There are also studies that show that diversity – not only in terms of gender, but in terms of age, ethnicity and so on – brings value to a team, brings value to a company. There are studies that show that companies that are more diverse, usually perform better in terms of financial and economic topics.

Going back to the example you were sharing. Because women are usually educated to be more empathetic, more caring, more focused on the common good and less focused on themselves, I think they look at technology not only as a means to an end, but also at the impact that technology has.

I think they are aware of the challenges that technology can bring to the world. As you mentioned, there are a lot of very well known women that are voices in this area. But of course there are also men that are very engaged in this topic.

But my opinion is that men and women definitely bring different things to the workplace, diversity is good for companies, is good for teams, and the companies that are able to make the most of that diversity are the companies that are going to succeed.

L Inês thank you for sharing those lovely words for us to finish this program.

Diversity brings better solutions, more long-term sustainability – financially or in whatever endeavor. I also believe in that.

The big challenge is to find that diversity and change mindsets within our teams and our employers and society at large in order to truly be diverse and accept those different ideas and different perspectives when we're creating things.

So I thank you for bringing that forward and I'm very happy to know that we have people doing this within Portugal, helping the ecosystem to mature, more robust and more diverse as you were saying. So thank you for sharing.

As we finish, I always ask our guests to tell the audience where they can be reached. Should anyone complain about any of your opinions or if they just want to follow you and know what you're up to? Where can people reach you?

I Yeah. People can reach me at inessilva.me, that's my website. There you can find my Twitter, LinkedIn, and email. So feel free to email me or follow me on social media. I'm not very active on social media, honestly but I occasionally share what we are doing and what we want to do.

I also want to take this chance to ask whomever is listening to us to also do your part because, of course there's so many things that we need to do.

I think probably a lot of the people that are listening to us work in technology and if you could share what you actually do every day with your cousins, your younger sisters and brothers, because we really need to show people what it actually means to work in technology.

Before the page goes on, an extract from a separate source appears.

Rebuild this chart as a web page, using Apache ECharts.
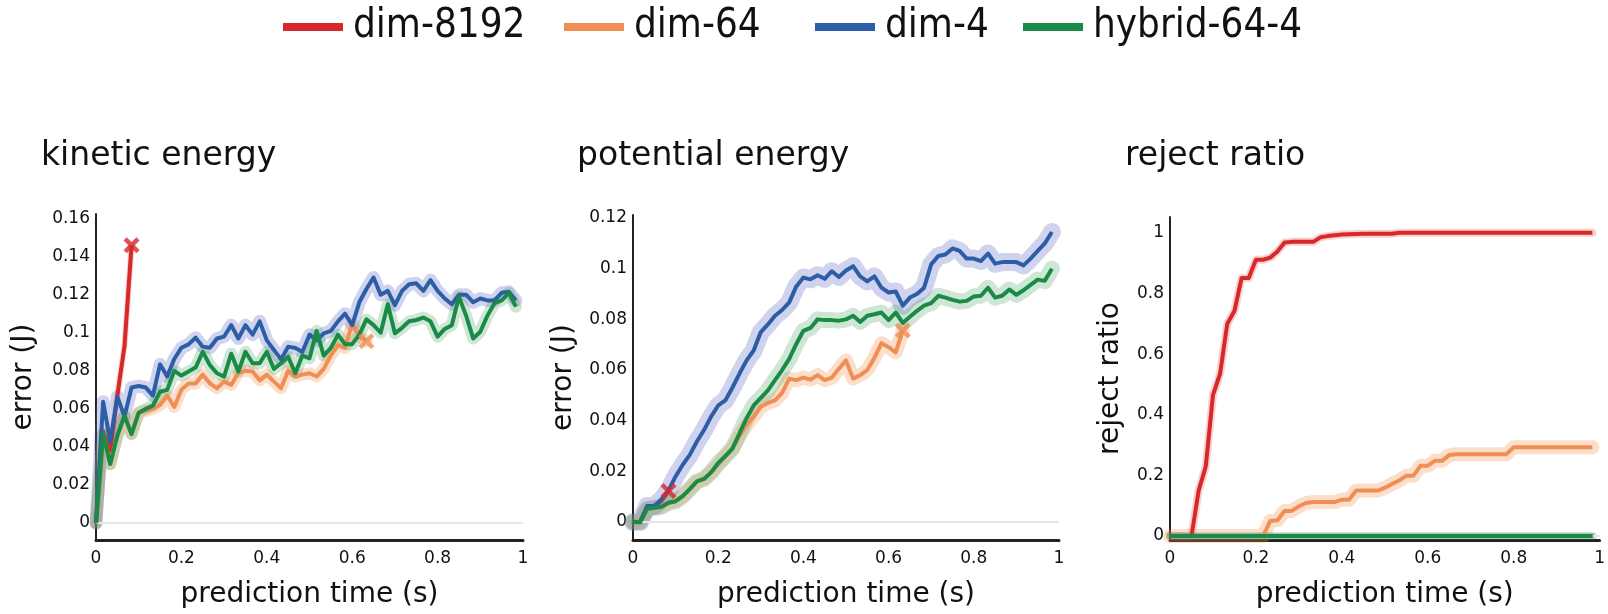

And this applies to boys and girls. Whenever I go to a school, I really see the lack of information that young people have of what is done in a tech company. And so I really ask you to just spend some time sharing the impact of your work, what you do and make sure that they feel happy in the end. Maybe they will feel inspired to pursue a career in technology.

When we asked (in our Pioneer report that we did two years ago) the reason that women followed a career in technology, a lot had to do with passion for technology. But there were also a lot of them that shared with us that there was this older cousin or older brother or a family friend that inspired them to pursue a career in technology.

So I think that we should not undervalue what we can individually do to change this area and provide information to the next generation that might want to pursue a career in technology.

"If you could share what you actually do every day with your cousins, your younger sisters and brothers, because we really need to show people what it actually means to work in technology."

L That's a lovely way to end it. That's right. Be the role model that the world needs you to be, for everyone.

Thank you for that message Inês. And I hope that we'll speak agains soon, here or offline.

I Definitely. Thank you very much for having me. It was a pleasure.